顧客に浸透している別のIDを基軸にする手も考えられますが、そのようなIDはGoogleやFacebookなどデジタルプラットフォーマーが提供しているものに限られます。
もちろん、そういったプラットフォーマーと連携できればよいですが、データの主導権を握られてしまうことは間違いありません。

もしマイナンバーカードが統合IDとして日本全体で普及してくれば、デジタルプラットフォーマーに依らずマイナンバーカードを基軸に保険業界と他業界のデータをつないでいくことができます。

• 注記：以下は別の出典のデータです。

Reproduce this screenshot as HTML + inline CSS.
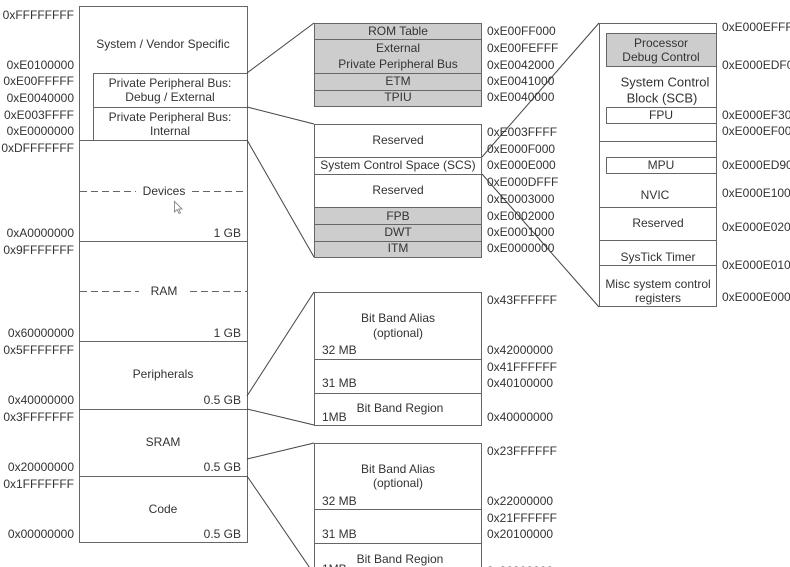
<!DOCTYPE html>
<html><head><meta charset="utf-8"><style>
html,body{margin:0;padding:0;background:#fff;}
svg{display:block;}
text{font-family:"Liberation Sans",Arial,sans-serif;font-size:12px;fill:#333;dominant-baseline:central;}
.m{text-anchor:middle;}
.e{text-anchor:end;}
</style></head><body>
<svg width="790" height="567" viewBox="0 0 790 567" xmlns="http://www.w3.org/2000/svg">
<g fill="none" stroke="#666" stroke-width="1">
<!-- left column -->
<rect x="79.5" y="6.5" width="168" height="536"/>
<rect x="93.5" y="73.5" width="154" height="34"/>
<line x1="93.5" y1="107.5" x2="93.5" y2="140.5"/>
<line x1="79.5" y1="140.5" x2="247.5" y2="140.5"/>
<line x1="79.5" y1="241.5" x2="247.5" y2="241.5"/>
<line x1="79.5" y1="341.5" x2="247.5" y2="341.5"/>
<line x1="79.5" y1="409.5" x2="247.5" y2="409.5"/>
<line x1="79.5" y1="476.5" x2="247.5" y2="476.5"/>
<g stroke-dasharray="7,4">
<line x1="80" y1="191.5" x2="136" y2="191.5"/>
<line x1="192" y1="191.5" x2="247" y2="191.5"/>
<line x1="80" y1="291.5" x2="139" y2="291.5"/>
<line x1="190" y1="291.5" x2="247" y2="291.5"/>
</g>
</g>
<!-- middle gray boxes -->
<g stroke="#666" stroke-width="1">
<rect x="314.5" y="23.5" width="167" height="83" fill="#cdcdcd"/>
<line x1="314.5" y1="39.5" x2="481.5" y2="39.5"/>
<line x1="314.5" y1="73.5" x2="481.5" y2="73.5"/>
<line x1="314.5" y1="90.5" x2="481.5" y2="90.5"/>
<rect x="314.5" y="124.5" width="167" height="133" fill="#fff"/>
<rect x="314.5" y="207.5" width="167" height="50" fill="#cdcdcd"/>
<line x1="314.5" y1="157.5" x2="481.5" y2="157.5"/>
<line x1="314.5" y1="174.5" x2="481.5" y2="174.5"/>
<line x1="314.5" y1="224.5" x2="481.5" y2="224.5"/>
<line x1="314.5" y1="241.5" x2="481.5" y2="241.5"/>
<!-- bit band 1 -->
<rect x="314.5" y="292.5" width="167" height="133" fill="#fff"/>
<line x1="314.5" y1="359.5" x2="481.5" y2="359.5"/>
<line x1="314.5" y1="393.5" x2="481.5" y2="393.5"/>
<!-- bit band 2 -->
<rect x="314.5" y="443.5" width="167" height="140" fill="#fff"/>
<line x1="314.5" y1="509.5" x2="481.5" y2="509.5"/>
<line x1="314.5" y1="543.5" x2="481.5" y2="543.5"/>
<!-- right column -->
<rect x="599.5" y="23.5" width="117" height="283" fill="#fff"/>
<rect x="606.5" y="33.5" width="110" height="33" fill="#cdcdcd"/>
<rect x="606.5" y="107.5" width="110" height="16" fill="#fff"/>
<line x1="599.5" y1="141.5" x2="716.5" y2="141.5"/>
<rect x="606.5" y="157.5" width="110" height="16" fill="#fff"/>
<line x1="599.5" y1="207.5" x2="716.5" y2="207.5"/>
<line x1="599.5" y1="240.5" x2="716.5" y2="240.5"/>
<line x1="599.5" y1="265.5" x2="716.5" y2="265.5"/>
</g>
<!-- connectors -->
<g stroke="#444" stroke-width="1" fill="none">
<line x1="247" y1="73" x2="314" y2="23"/>
<line x1="247" y1="107" x2="314" y2="124"/>
<line x1="247" y1="140" x2="314" y2="257"/>
<line x1="482" y1="157" x2="599" y2="23"/>
<line x1="482" y1="174" x2="599" y2="307"/>
<line x1="247" y1="396" x2="314" y2="292"/>
<line x1="247" y1="409" x2="314" y2="425"/>
<line x1="247" y1="459" x2="314" y2="443"/>
<line x1="247" y1="476" x2="314" y2="574"/>
</g>
<!-- cursor -->
<path d="M174.5,201.5 L174.5,212 L177,209.5 L179,213.5 L180.5,212.8 L178.6,209 L182,209 Z" fill="#fff" stroke="#777" stroke-width="0.8"/>
<!-- left labels -->
<g class="e">
<text class="e" x="74" y="15">0xFFFFFFFF</text>
<text class="e" x="74" y="65">0xE0100000</text>
<text class="e" x="74" y="81">0xE00FFFFF</text>
<text class="e" x="74" y="98">0xE0040000</text>
<text class="e" x="74" y="115">0xE003FFFF</text>
<text class="e" x="74" y="131">0xE0000000</text>
<text class="e" x="74" y="148">0xDFFFFFFF</text>
<text class="e" x="74" y="233">0xA0000000</text>
<text class="e" x="74" y="250">0x9FFFFFFF</text>
<text class="e" x="74" y="333">0x60000000</text>
<text class="e" x="74" y="350">0x5FFFFFFF</text>
<text class="e" x="74" y="400">0x40000000</text>
<text class="e" x="74" y="417">0x3FFFFFFF</text>
<text class="e" x="74" y="467">0x20000000</text>
<text class="e" x="74" y="484">0x1FFFFFFF</text>
<text class="e" x="74" y="534">0x00000000</text>
</g>
<!-- left box text -->
<text class="m" x="163" y="44">System / Vendor Specific</text>
<text class="m" x="170" y="83">Private Peripheral Bus:</text>
<text class="m" x="170" y="97">Debug / External</text>
<text class="m" x="170" y="117">Private Peripheral Bus:</text>
<text class="m" x="170" y="131">Internal</text>
<text class="m" x="164" y="191">Devices</text>
<text class="e" x="241" y="233">1 GB</text>
<text class="m" x="164" y="291">RAM</text>
<text class="e" x="241" y="333">1 GB</text>
<text class="m" x="163" y="374">Peripherals</text>
<text class="e" x="241" y="400">0.5 GB</text>
<text class="m" x="163" y="442">SRAM</text>
<text class="e" x="241" y="467">0.5 GB</text>
<text class="m" x="163" y="509">Code</text>
<text class="e" x="241" y="534">0.5 GB</text>
<!-- middle box text -->
<text class="m" x="398" y="31">ROM Table</text>
<text class="m" x="398" y="48">External</text>
<text class="m" x="398" y="64">Private Peripheral Bus</text>
<text class="m" x="398" y="81">ETM</text>
<text class="m" x="398" y="97">TPIU</text>
<text class="m" x="398" y="140">Reserved</text>
<text class="m" x="398" y="165">System Control Space (SCS)</text>
<text class="m" x="398" y="190">Reserved</text>
<text class="m" x="398" y="216">FPB</text>
<text class="m" x="398" y="232">DWT</text>
<text class="m" x="398" y="248">ITM</text>
<text class="m" x="398" y="318">Bit Band Alias</text>
<text class="m" x="398" y="333">(optional)</text>
<text x="322" y="350">32 MB</text>
<text x="322" y="383">31 MB</text>
<text class="m" x="400" y="408">Bit Band Region</text>
<text x="322" y="417">1MB</text>
<text class="m" x="398" y="469">Bit Band Alias</text>
<text class="m" x="398" y="483">(optional)</text>
<text x="322" y="501">32 MB</text>
<text x="322" y="534">31 MB</text>
<text class="m" x="400" y="559">Bit Band Region</text>
<text x="322" y="569">1MB</text>
<!-- middle labels -->
<text x="487" y="31">0xE00FF000</text>
<text x="487" y="48">0xE00FEFFF</text>
<text x="487" y="65">0xE0042000</text>
<text x="487" y="81">0xE0041000</text>
<text x="487" y="97">0xE0040000</text>
<text x="487" y="132">0xE003FFFF</text>
<text x="487" y="149">0xE000F000</text>
<text x="487" y="165">0xE000E000</text>
<text x="487" y="182">0xE000DFFF</text>
<text x="487" y="199">0xE0003000</text>
<text x="487" y="216">0xE0002000</text>
<text x="487" y="232">0xE0001000</text>
<text x="487" y="248">0xE0000000</text>
<text x="487" y="300">0x43FFFFFF</text>
<text x="487" y="350">0x42000000</text>
<text x="487" y="367">0x41FFFFFF</text>
<text x="487" y="383">0x40100000</text>
<text x="487" y="417">0x40000000</text>
<text x="487" y="451">0x23FFFFFF</text>
<text x="487" y="501">0x22000000</text>
<text x="487" y="518">0x21FFFFFF</text>
<text x="487" y="534">0x20100000</text>
<text x="487" y="571">0x20000000</text>
<!-- right column text -->
<text class="m" x="661" y="43">Processor</text>
<text class="m" x="661" y="57">Debug Control</text>
<text class="m" x="665" y="82" style="font-size:13px">System Control</text>
<text class="m" x="662" y="98" style="font-size:13px">Block (SCB)</text>
<text class="m" x="661" y="115">FPU</text>
<text class="m" x="661" y="165">MPU</text>
<text class="m" x="655" y="195">NVIC</text>
<text class="m" x="658" y="223">Reserved</text>
<text class="m" x="658" y="257">SysTick Timer</text>
<text class="m" x="658" y="284">Misc system control</text>
<text class="m" x="658" y="298">registers</text>
<!-- right labels -->
<text x="722" y="27">0xE000EFFF</text>
<text x="722" y="65">0xE000EDF0</text>
<text x="722" y="115">0xE000EF30</text>
<text x="722" y="131">0xE000EF00</text>
<text x="722" y="165">0xE000ED90</text>
<text x="722" y="193">0xE000E100</text>
<text x="722" y="227">0xE000E020</text>
<text x="722" y="265">0xE000E010</text>
<text x="722" y="297">0xE000E000</text>
</svg>
</body></html>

日本国内で保険会社を主体として衣食住・運動・医療データなどをもつ様々な企業と連携することができれば、個々人のリスクに最適化された全く新しい保険商品の開発にもつながるかもしれません。
また、病気になったときや自然災害にあったときに、その情報が自動で保険会社に連携されて速やかに保険金が支払われる未来も実現できるかもしれません。


滑らかな顧客体験/業務体験の実現でマイナンバーカードの活用を推進

今後、保険業界において求められるのは、マイナンバーと契約者の紐付けです。
その際、ポイントになるのは「滑らかな顧客体験/業務体験の実現」です。

例えば、冒頭でも取り上げた10万円の特別定額給付金の給付の際にも、マイナンバーの活用による行政手続きの簡略化は図られていました。
申請手続きは簡略化されたのですが、マイナンバーと口座情報が紐付いていないため、役所における手作業での口座情報の確認業務が大変な時間を要してしまいました。
この例からも分かる通り、マイナンバーの普及や活用には、顧客側の手続きの流れだけでなく、マイナンバーの利用を受けて作業する側の業務の流れまで含めて、顧客体験/業務体験の両方が滑らかになるように設計することが重要です。

将来、顧客にマイナンバーと契約情報の紐付けを促すことを見据えて、保険業界に携わる人自身がマイナンバーカードの利用者となって積極的に活用を進めたいところです。
保険業界全体でマイナンバーの活用を推進し、新しい行政そして保険業界の未来をつくっていきましょう。


※本記事は保険毎日新聞に寄稿した内容を再投稿したものです。保険毎日新聞からは許可をいただいています。